REPORT finds more fatalities in backyard playgrounds than public facilities for children

Thursday, August 2nd 2001, 12:00 am
By: News On 6

WASHINGTON (AP) _ More children die in accidents on backyard playgrounds than public ones, according to a government report that recommends safety measures for parents.

The biggest killers are rope swings and other cords that can cause strangulation, the Consumer Product Safety Commission found in a review released Thursday.

About 90 of the 147 playground deaths from 1990 through August 2000 occurred at home, the commission said. Three-fourths of home deaths were caused by ropes and half of all deaths involved them, the report found. Other causes were falls and equipment collapses.

In 1998 the commission revised playground safety standards and added new requirements for ropes.

Darell Hammond, co-founder of the nonprofit organization Kaboom!, said parents may have noticed public playgrounds getting safer and added: ``The sad fact is they have not been taking that information home.''

Parents should follow safety tips like adding wood chips or mulch to areas and diligently supervising youngsters, he said.

``You don't want your background playground to be like a television set.
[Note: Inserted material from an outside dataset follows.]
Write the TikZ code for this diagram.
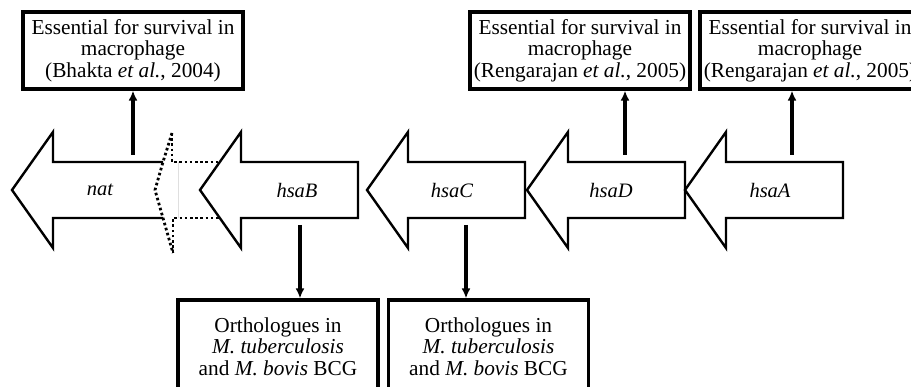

It's not a baby sitter,'' Hammond said.

The report covered accidents involving children under age 15. About 40 percent of children injured at home were under age 5, compared to about a third of those hurt on public playgrounds, it found.

Playground accidents are a leading cause of injuries to children. In 1999, more than 200,000 children suffered playground-equipment injuries, including about 47,000 on home playgrounds.

``Children should be out on the playground where they belong, not in the hospital emergency room,'' said Ann Brown, chairman of the commission.

The report also tracked nonfatal accidents. It found about half of all playground injuries to children under age 5 involved their head or face, compared to fewer than a third of older children.

The most common injury on manufactured equipment was a broken bone (39 percent), followed by a cut (22 percent), abrasion (20 percent) and sprain (11 percent), the commission said.

The report said parents should use at least 9 inches of mulch or shredded rubber for play equipment that is up to 7 feet high. They also should check for sharp edges or hooks on play sets and install protective surfacing at least 6 feet in all directions from equipment, the report said.